DATASET EXCERPT:
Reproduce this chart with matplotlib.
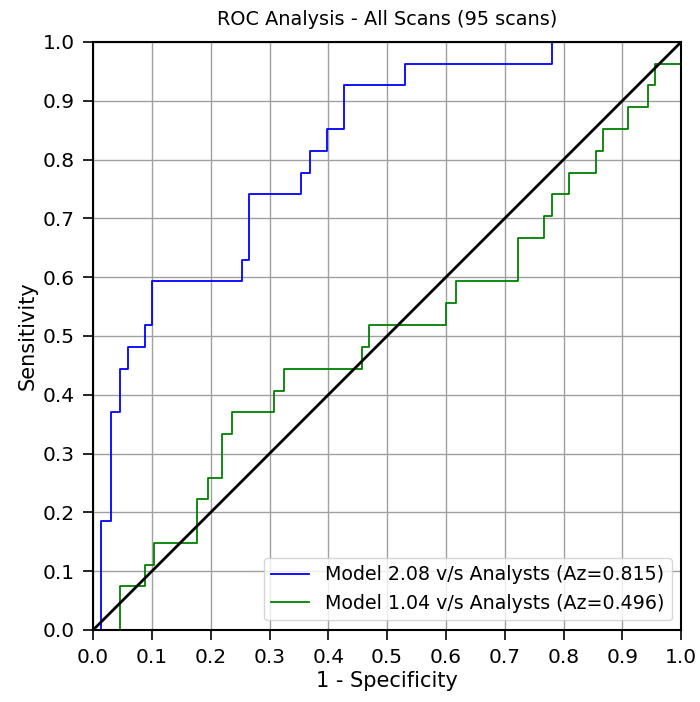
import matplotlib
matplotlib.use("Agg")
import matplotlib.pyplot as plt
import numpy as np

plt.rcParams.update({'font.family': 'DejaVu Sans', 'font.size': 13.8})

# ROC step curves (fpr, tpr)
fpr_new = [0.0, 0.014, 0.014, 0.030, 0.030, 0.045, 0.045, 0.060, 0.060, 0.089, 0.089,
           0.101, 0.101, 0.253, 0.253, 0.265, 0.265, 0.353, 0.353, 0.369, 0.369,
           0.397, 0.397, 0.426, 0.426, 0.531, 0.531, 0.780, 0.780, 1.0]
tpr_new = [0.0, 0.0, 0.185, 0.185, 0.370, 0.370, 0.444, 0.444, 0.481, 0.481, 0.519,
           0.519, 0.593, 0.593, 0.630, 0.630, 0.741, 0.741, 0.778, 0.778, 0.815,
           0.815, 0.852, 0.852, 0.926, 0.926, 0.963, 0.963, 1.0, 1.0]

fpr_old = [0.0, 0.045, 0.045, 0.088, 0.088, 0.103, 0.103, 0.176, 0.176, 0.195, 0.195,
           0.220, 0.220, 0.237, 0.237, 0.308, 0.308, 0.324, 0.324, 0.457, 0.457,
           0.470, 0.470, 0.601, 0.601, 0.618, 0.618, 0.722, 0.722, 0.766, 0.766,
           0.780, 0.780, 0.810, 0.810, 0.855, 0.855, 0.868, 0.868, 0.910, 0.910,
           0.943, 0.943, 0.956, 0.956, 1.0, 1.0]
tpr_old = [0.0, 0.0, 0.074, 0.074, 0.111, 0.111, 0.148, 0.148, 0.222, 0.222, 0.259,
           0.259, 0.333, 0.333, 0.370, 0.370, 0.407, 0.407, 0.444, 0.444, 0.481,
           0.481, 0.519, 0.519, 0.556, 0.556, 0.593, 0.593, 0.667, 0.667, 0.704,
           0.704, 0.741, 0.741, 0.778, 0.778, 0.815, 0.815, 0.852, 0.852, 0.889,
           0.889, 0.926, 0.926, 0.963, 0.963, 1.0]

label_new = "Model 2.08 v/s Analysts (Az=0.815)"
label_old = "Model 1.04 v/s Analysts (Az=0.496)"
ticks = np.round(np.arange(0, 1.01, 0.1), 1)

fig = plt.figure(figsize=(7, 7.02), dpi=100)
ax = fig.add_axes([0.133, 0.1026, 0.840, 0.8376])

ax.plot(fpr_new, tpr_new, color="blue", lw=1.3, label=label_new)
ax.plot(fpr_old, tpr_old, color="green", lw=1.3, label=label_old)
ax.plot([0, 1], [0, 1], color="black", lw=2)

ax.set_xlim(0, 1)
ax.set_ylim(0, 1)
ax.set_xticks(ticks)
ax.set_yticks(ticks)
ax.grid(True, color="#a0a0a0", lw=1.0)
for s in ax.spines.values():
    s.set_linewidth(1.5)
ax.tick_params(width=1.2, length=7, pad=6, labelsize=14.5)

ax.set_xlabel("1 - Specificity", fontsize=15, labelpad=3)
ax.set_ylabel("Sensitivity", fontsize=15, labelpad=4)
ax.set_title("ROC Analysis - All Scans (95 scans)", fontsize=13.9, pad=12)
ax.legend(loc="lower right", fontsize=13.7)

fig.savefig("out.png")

EXERCISE REQUIREMENTS:
Transcribe the material as is, with images omitted.

REPLY TO THE EXERCISE:
Reproduce this chart with matplotlib.
import matplotlib
matplotlib.use("Agg")
import matplotlib.pyplot as plt
import numpy as np

plt.rcParams.update({'font.family': 'DejaVu Sans', 'font.size': 13.8})

# ROC step curves (fpr, tpr)
fpr_new = [0.0, 0.014, 0.014, 0.030, 0.030, 0.045, 0.045, 0.060, 0.060, 0.089, 0.089,
           0.101, 0.101, 0.253, 0.253, 0.265, 0.265, 0.353, 0.353, 0.369, 0.369,
           0.397, 0.397, 0.426, 0.426, 0.531, 0.531, 0.780, 0.780, 1.0]
tpr_new = [0.0, 0.0, 0.185, 0.185, 0.370, 0.370, 0.444, 0.444, 0.481, 0.481, 0.519,
           0.519, 0.593, 0.593, 0.630, 0.630, 0.741, 0.741, 0.778, 0.778, 0.815,
           0.815, 0.852, 0.852, 0.926, 0.926, 0.963, 0.963, 1.0, 1.0]

fpr_old = [0.0, 0.045, 0.045, 0.088, 0.088, 0.103, 0.103, 0.176, 0.176, 0.195, 0.195,
           0.220, 0.220, 0.237, 0.237, 0.308, 0.308, 0.324, 0.324, 0.457, 0.457,
           0.470, 0.470, 0.601, 0.601, 0.618, 0.618, 0.722, 0.722, 0.766, 0.766,
           0.780, 0.780, 0.810, 0.810, 0.855, 0.855, 0.868, 0.868, 0.910, 0.910,
           0.943, 0.943, 0.956, 0.956, 1.0, 1.0]
tpr_old = [0.0, 0.0, 0.074, 0.074, 0.111, 0.111, 0.148, 0.148, 0.222, 0.222, 0.259,
           0.259, 0.333, 0.333, 0.370, 0.370, 0.407, 0.407, 0.444, 0.444, 0.481,
           0.481, 0.519, 0.519, 0.556, 0.556, 0.593, 0.593, 0.667, 0.667, 0.704,
           0.704, 0.741, 0.741, 0.778, 0.778, 0.815, 0.815, 0.852, 0.852, 0.889,
           0.889, 0.926, 0.926, 0.963, 0.963, 1.0]

label_new = "Model 2.08 v/s Analysts (Az=0.815)"
label_old = "Model 1.04 v/s Analysts (Az=0.496)"
ticks = np.round(np.arange(0, 1.01, 0.1), 1)

fig = plt.figure(figsize=(7, 7.02), dpi=100)
ax = fig.add_axes([0.133, 0.1026, 0.840, 0.8376])

ax.plot(fpr_new, tpr_new, color="blue", lw=1.3, label=label_new)
ax.plot(fpr_old, tpr_old, color="green", lw=1.3, label=label_old)
ax.plot([0, 1], [0, 1], color="black", lw=2)

ax.set_xlim(0, 1)
ax.set_ylim(0, 1)
ax.set_xticks(ticks)
ax.set_yticks(ticks)
ax.grid(True, color="#a0a0a0", lw=1.0)
for s in ax.spines.values():
    s.set_linewidth(1.5)
ax.tick_params(width=1.2, length=7, pad=6, labelsize=14.5)

ax.set_xlabel("1 - Specificity", fontsize=15, labelpad=3)
ax.set_ylabel("Sensitivity", fontsize=15, labelpad=4)
ax.set_title("ROC Analysis - All Scans (95 scans)", fontsize=13.9, pad=12)
ax.legend(loc="lower right", fontsize=13.7)

fig.savefig("out.png")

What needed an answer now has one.